The Inverted Gaze by Francois Cusset

In his new book, Francois Cusset says that: “We need to learn to take the text, turn it over, penetrate it, play with its sex, slip ours into it, follow it to the end of its fine ambivalence, and force it along the way to assume a position.”  Finally a writer who shares the same queer biblio-lust as myself!  With “The Inverted Gaze” Cusset presents a new addition to the study of queer theory, dissecting the French literary classics from the point of view of what Cusset calls a “QC” or queer critic.

It must be noted that this is not a book for the faint of heart and is a highly academic read.  I have read a few authors who belong to the French canon that Cusset discusses, (most notably Proust and Balzac) but I was not nearly as familiar as I would  like to be with the authors and works discussed.  I think this book would be most enjoyed by someone who is well versed in the French literary canon.  I could also see it being a valuable resource in an academic setting for a class about queer theory, especially in regards to French texts.

The subject of theory can be somewhat dry but Cusset queers his discussion of theory by inserting such metaphors as the use of glory holes to illustrate what it means to look at literature through a queer lens.  He says “We are looking for the details that have been ignored, but then take on the sudden tumescent vigor of that which passes through the glory hole.”

One of the things I found most fascinating about the book was Cusset’s take on what makes a work of literature queer.  Rather than focusing on what is explicitly queer such as the actual acts of sodomy or lesbian affection, Cusset says that being queer is about the loss of the self, “the art of being where nothing awaits you” and that “the queer approach… loudly proclaims lack of definition as its major virtue.”   One of the French authors that Cusset discusses is Baudelaire who has a quote which I particularly enjoyed: “To fuck is to aspire to enter another, whereas the artist never leaves himself.” (from “My Heart Laid Bare”).
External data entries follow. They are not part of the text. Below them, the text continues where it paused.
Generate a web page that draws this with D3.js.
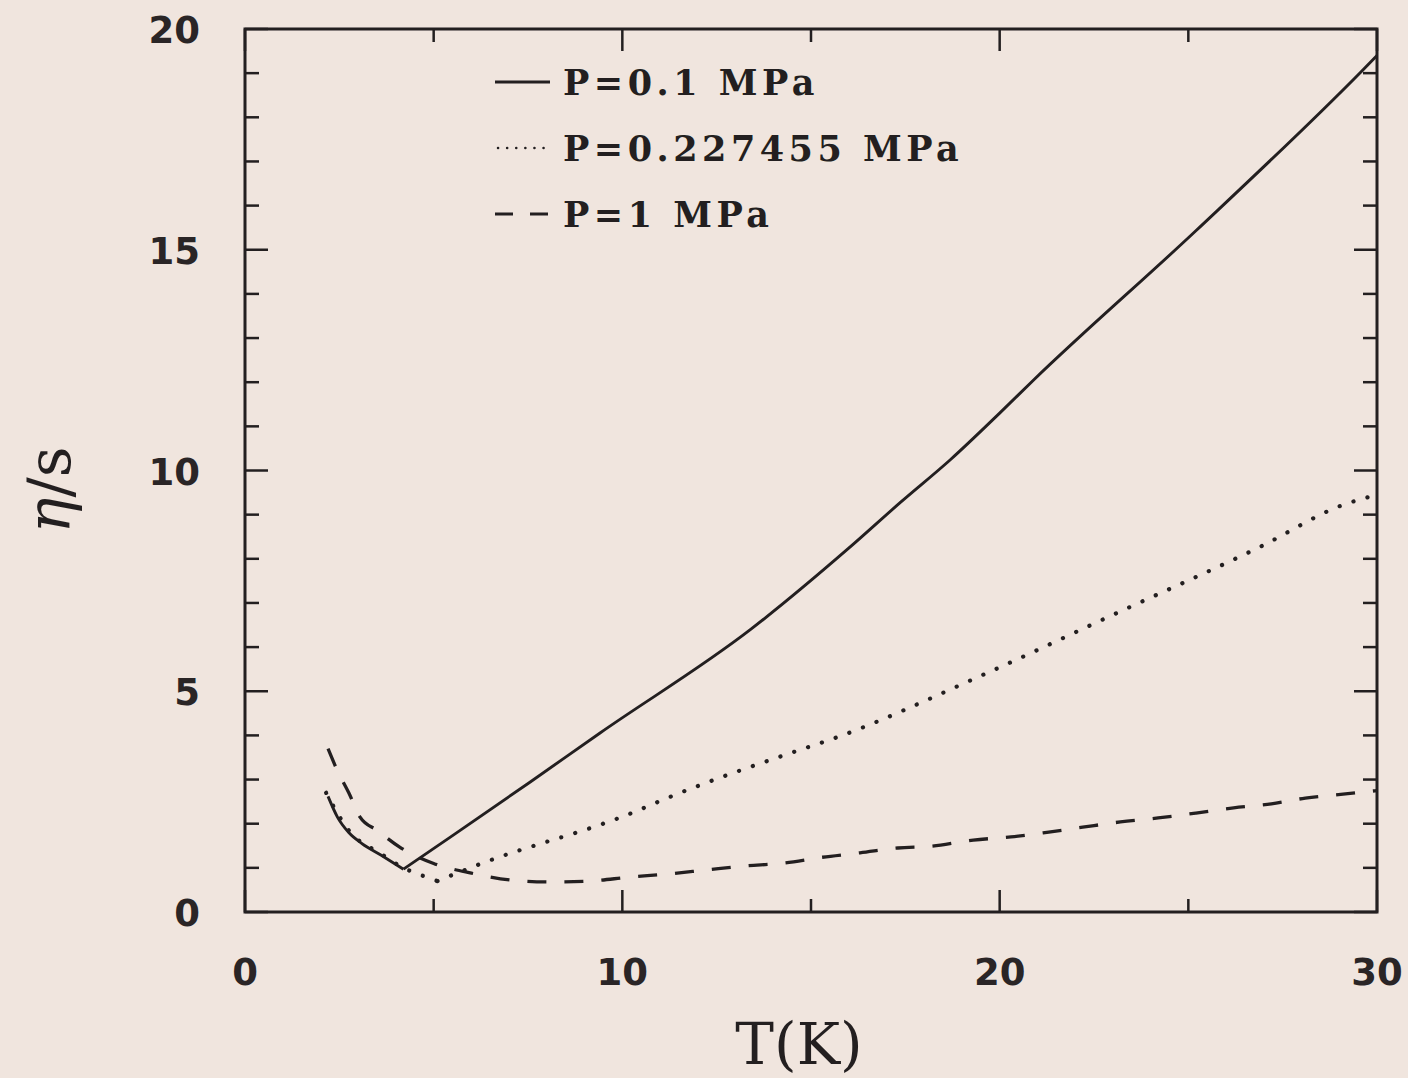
<!DOCTYPE html>
<html>
<head>
<meta charset="utf-8">
<script src="https://cdn.jsdelivr.net/npm/d3@7"></script>
<style>
  body { margin: 0; background: #f0e5de; }
  svg { display: block; }
</style>
</head>
<body>
<div id="chart"></div>
<script>
// eta/s vs T for three pressures
const solidT   = [2.2, 2.45, 2.75, 3.1, 3.6, 4.2, 5.5, 7.55, 9.4, 13.4, 16.0, 17.4, 18.7, 20.0, 20.9, 25.2, 29.6, 30];
const solidEta = [2.62, 2.15, 1.80, 1.55, 1.29, 0.97, 1.73, 2.94, 4.05, 6.4, 8.24, 9.3, 10.25, 11.3, 12.05, 15.43, 19.05, 19.4];

const dottedT   = [2.15, 2.75, 3.6, 4.2, 4.65, 5.1, 5.5, 6.15, 10.3, 11.1, 14.7, 15.5, 19.5, 23.1, 26.9, 29.1, 30];
const dottedEta = [2.7, 1.85, 1.32, 1.0, 0.84, 0.7, 0.84, 1.06, 2.26, 2.55, 3.67, 3.9, 5.35, 6.77, 8.27, 9.22, 9.45];

const dashedT   = [2.2, 2.45, 2.75, 3.05, 3.5, 4.1, 5.0, 6.0, 7.1, 8.1, 9.1, 10.2, 11.2, 12.2, 13.2, 14.3, 15.3, 16.3, 17.3, 18.2, 19.3, 20.3, 21.3, 22.2, 23.2, 24.2, 25.2, 26.2, 27.2, 28.1, 29.1, 30];
const dashedEta = [3.7, 3.2, 2.7, 2.15, 1.85, 1.47, 1.1, 0.88, 0.72, 0.68, 0.7, 0.79, 0.86, 0.95, 1.04, 1.11, 1.24, 1.34, 1.45, 1.49, 1.63, 1.7, 1.81, 1.92, 2.04, 2.13, 2.24, 2.36, 2.45, 2.58, 2.67, 2.75];

const xTicks = [0, 10, 20, 30];
const yTicks = [0, 5, 10, 15, 20];
const legendLabels = ["P=0.1 MPa", "P=0.227455 MPa", "P=1 MPa"];

var width = 1408;
var height = 1078;
var margin = { top: 29, right: 31, bottom: 166, left: 245 };
var w = width - margin.left - margin.right;
var h = height - margin.top - margin.bottom;

var svg = d3.select("#chart").append("svg")
  .attr("width", width)
  .attr("height", height)

svg.append("rect")
  .attr("width", "100%")
  .attr("height", "100%")
  .attr("fill", "#f0e5de");

var g = svg.append("g")
  .attr("transform", "translate(" + margin.left + "," + margin.top + ")");

var x = d3.scaleLinear().domain([0, 30]).range([0, w]);
var y = d3.scaleLinear().domain([0, 20]).range([h, 0]);

const ink = "#231f20";

var xMinor = d3.range(0, 31, 5);
var yMinor = d3.range(0, 21, 1);

// ticks on all four sides, pointing inward
var tickG = g.append("g");
// bottom / top
[[h, -1], [0, 1]].forEach(([yy, dir]) => {
  tickG.selectAll(null).data(xMinor).enter().append("line")
    .attr("x1", d => x(d)).attr("x2", d => x(d))
    .attr("y1", yy).attr("y2", d => yy + dir * (d % 10 === 0 ? 22 : 13))
    .attr("stroke", ink).attr("stroke-width", 2.5);
});
// left / right
[[0, 1], [w, -1]].forEach(([xx, dir]) => {
  tickG.selectAll(null).data(yMinor).enter().append("line")
    .attr("y1", d => y(d)).attr("y2", d => y(d))
    .attr("x1", xx).attr("x2", d => xx + dir * (d % 5 === 0 ? 23 : 14))
    .attr("stroke", ink).attr("stroke-width", 2.5);
});

g.append("rect")
  .attr("width", w)
  .attr("height", h)
  .attr("fill", "none")
  .attr("stroke", ink)
  .attr("stroke-width", 3);

// tick labels
g.selectAll(".xlab")
  .data(xTicks)
  .enter()
  .append("text")
  .attr("class", "xlab")
  .attr("x", d => x(d))
  .attr("y", h + 73)
  .attr("text-anchor", "middle")
  .style("font-family", "DejaVu Sans")
  .style("font-weight", "bold")
  .style("font-size", "37px")
  .attr("fill", "#2a2526")
  .text(d => d);

g.selectAll(".ylab")
  .data(yTicks)
  .enter()
  .append("text")
  .attr("class", "ylab")
  .attr("x", -45)
  .attr("y", d => y(d) + 14)
  .attr("text-anchor", "end")
  .style("font-family", "DejaVu Sans")
  .style("font-weight", "bold")
  .style("font-size", "37px")
  .attr("fill", "#2a2526")
  .text(d => d);

// axis titles
g.append("text")
  .attr("x", w / 2 - 12)
  .attr("y", h + 152)
  .attr("text-anchor", "middle")
  .style("font-family", "DejaVu Serif")
  .style("font-size", "58px")
  .attr("fill", ink)
  .text("T(K)");

var yt = svg.append("text")
  .attr("transform", "translate(70,490) rotate(-90)")
  .attr("text-anchor", "middle")
  .style("font-family", "DejaVu Serif")
  .style("font-size", "60px")
  .attr("fill", ink);
yt.append("tspan").style("font-style", "italic").text("η");
yt.append("tspan").text("/s");

// curves
var line = d3.line()
  .x(d => x(d[0]))
  .y(d => y(d[1]))
  .curve(d3.curveMonotoneX);

const series = [
  { T: solidT, eta: solidEta, dash: null, cap: "butt", sw: 2.9, split: true },
  { T: dottedT, eta: dottedEta, dash: "0.1,14.5", cap: "round", sw: 4.2, split: true },
  { T: dashedT, eta: dashedEta, dash: "19,18", cap: "butt", sw: 3.3, split: false }
];

series.forEach(s => {
  var pts = d3.zip(s.T, s.eta);
  // keep the sharp minimum by drawing both branches separately
  var parts = [pts];
  if (s.split) {
    var k = d3.minIndex(s.eta);
    parts = [pts.slice(0, k + 1), pts.slice(k)];
  }
  parts.forEach(p => {
    g.append("path")
      .datum(p)
      .attr("d", line)
      .attr("fill", "none")
      .attr("stroke", ink)
      .attr("stroke-width", s.sw)
      .attr("stroke-linecap", s.cap)
      .attr("stroke-linejoin", "round")
      .attr("stroke-dasharray", s.dash);
  });
});

// legend
var leg = svg.append("g");
const legendDash = [null, "0.1,9", "18,17"];
legendLabels.forEach((lab, i) => {
  var yy = 82 + i * 66;
  leg.append("line")
    .attr("x1", i === 1 ? 498 : 495)
    .attr("x2", 550)
    .attr("y1", yy)
    .attr("y2", yy)
    .attr("stroke", ink)
    .attr("stroke-width", i === 1 ? 2.5 : 3)
    .attr("stroke-linecap", i === 1 ? "round" : "butt")
    .attr("stroke-dasharray", legendDash[i]);
  leg.append("text")
    .attr("x", 563)
    .attr("y", yy + 13)
    .style("font-family", "DejaVu Serif")
    .style("font-weight", "bold")
    .style("font-size", "35px")
    .style("letter-spacing", "4.5px")
    .attr("fill", ink)
    .text(lab);
});
</script>
</body>
</html>
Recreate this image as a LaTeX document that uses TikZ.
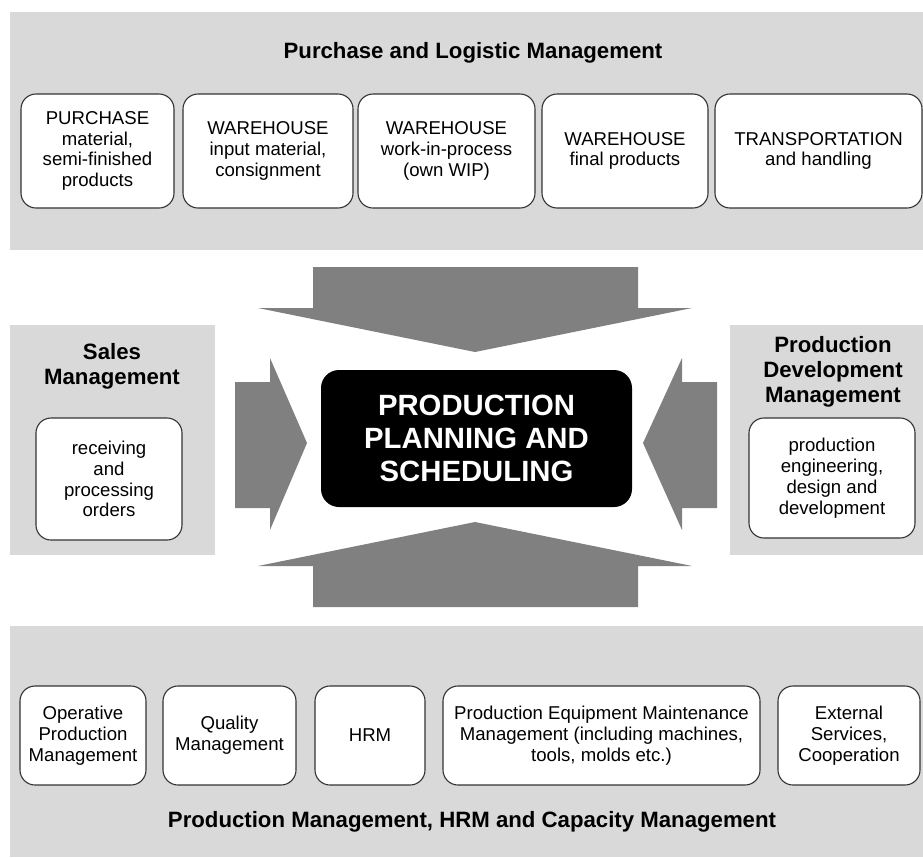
\documentclass[tikz,border=0pt]{standalone}
\usepackage{fontspec}
\setmainfont{Liberation Sans}
\definecolor{painelcor}{HTML}{D9D9D9}
\definecolor{setacor}{HTML}{808080}

\begin{document}
\begin{tikzpicture}[x=1pt, y=-1pt,
  caixa/.style={draw=black!80, fill=white, rounded corners=15pt, line width=1.1pt,
    align=center, inner sep=2pt, font=\fontsize{18.6}{20.8}\selectfont},
  titulo/.style={align=center, font=\fontsize{22.2}{25}\selectfont\bfseries},
  seta/.style={fill=setacor, draw=none}]
\useasboundingbox (0,0) rectangle (923,857);

% Paineis
\fill[painelcor] (10,12) rectangle (923,250);
\fill[painelcor] (10,325) rectangle (215,555);
\fill[painelcor] (730,325) rectangle (923,555);
\fill[painelcor] (10,626) rectangle (923,857);

% Blocos de cima
\node[titulo] (tcima) at (473,53) {Purchase and Logistic Management};
\node[caixa, minimum width=153pt, minimum height=114pt] (pur) at (97.5,151) {PURCHASE\\material,\\semi-finished\\products};
\node[caixa, minimum width=170pt, minimum height=114pt] (whin) at (268,151) {WAREHOUSE\\input material,\\consignment};
\node[caixa, minimum width=177pt, minimum height=114pt] (wip) at (446.5,151) {WAREHOUSE\\work-in-process\\(own WIP)};
\node[caixa, minimum width=166pt, minimum height=114pt] (whfin) at (625,151) {WAREHOUSE\\final products};
\node[caixa, minimum width=207pt, minimum height=114pt] (trans) at (818.5,151) {TRANSPORTATION\\and handling};

% Laterais
\node[titulo] (tsal) at (112,366) {Sales\\Management};
\node[caixa, minimum width=146pt, minimum height=122pt] (sal) at (109,479) {receiving\\and\\processing\\orders};
\node[titulo] (tdev) at (833,372) {Production\\Development\\Management};
\node[caixa, minimum width=166pt, minimum height=120pt] (dev) at (832,478) {production\\engineering,\\design and\\development};

% Bloco central
\node[fill=black, text=white, rounded corners=18pt, minimum width=311pt, minimum height=137pt,
  align=center, font=\fontsize{29.3}{33}\selectfont\bfseries] (pps) at (476.5,438.5)
  {PRODUCTION\\PLANNING AND\\SCHEDULING};

% Setas
\fill[seta] (313,267) -- (638,267) -- (638,308) -- (692,308) -- (475,352) -- (258,308) -- (313,308) -- cycle;
\fill[seta] (313,607) -- (638,607) -- (638,566) -- (692,566) -- (475,522) -- (258,566) -- (313,566) -- cycle;
\fill[seta] (235,382) -- (270,382) -- (270,358) -- (307,443) -- (270,530) -- (270,508) -- (235,508) -- cycle;
\fill[seta] (717,382) -- (682,382) -- (682,358) -- (643,443) -- (682,530) -- (682,508) -- (717,508) -- cycle;

% Blocos de baixo
\node[caixa, minimum width=126pt, minimum height=99pt] (opm) at (83,735.5) {Operative\\Production\\Management};
\node[caixa, minimum width=133pt, minimum height=99pt] (qm) at (229.5,735.5) {Quality\\Management};
\node[caixa, minimum width=110pt, minimum height=99pt] (hrm) at (370,735.5) {HRM};
\node[caixa, minimum width=317pt, minimum height=99pt] (pem) at (601.5,735.5) {Production Equipment Maintenance\\Management (including machines,\\tools, molds etc.)};
\node[caixa, minimum width=142pt, minimum height=99pt] (ext) at (849,735.5) {External\\Services,\\Cooperation};
\node[titulo] (tbaixo) at (472,822) {Production Management, HRM and Capacity Management};
\end{tikzpicture}
\end{document}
Particularly interesting was Cusset’s pondering of what makes queer sex queer: “…The multitude of sophisticated caresses not involving penetration, not to mention the ecstatic pain of unfulfillment– and “To keep inside oneself, at the tip of the penis or the base of the perineum, that primal itch without trying to scratch it (or destroy it) with a harmony of bodies, with the illusion of another: that is the program of queer erotics, perisexual or even masturbatory; a painful caress…”

I also appreciated  Cusset’s discussion of what makes for a queer reading of a work rather than a more traditional gay or LGBT interpretation.  Cusset says that a traditional gay approach looks at what is most easily understood as being overtly gay and attempts to put it in the category of hetero-normativity while a queer approach to literature looks at what is seedy and underlying in a text, what is inferred and undefined as opposed to the observable and plain.  He says that traditional gay studies try “to establish a homo counter-corpus, as canonic in the end as the official corpus” whereas queer studies “does not limit its field of investigation to any pre-established criteria, explicit thematic, or author biography, preferring not the celebration of difference, but rather the insinuation of constant doubt, and the political, playful, and insatiable erosion of the usual borders between homo and hetero.”

Altogether a highly intriguing and academic text which left me pondering over such sentences as: “A finger in your nose, as Roquentin could tell us, is sometimes richer in queer meaning than an entire session of fist fucking.” Amen!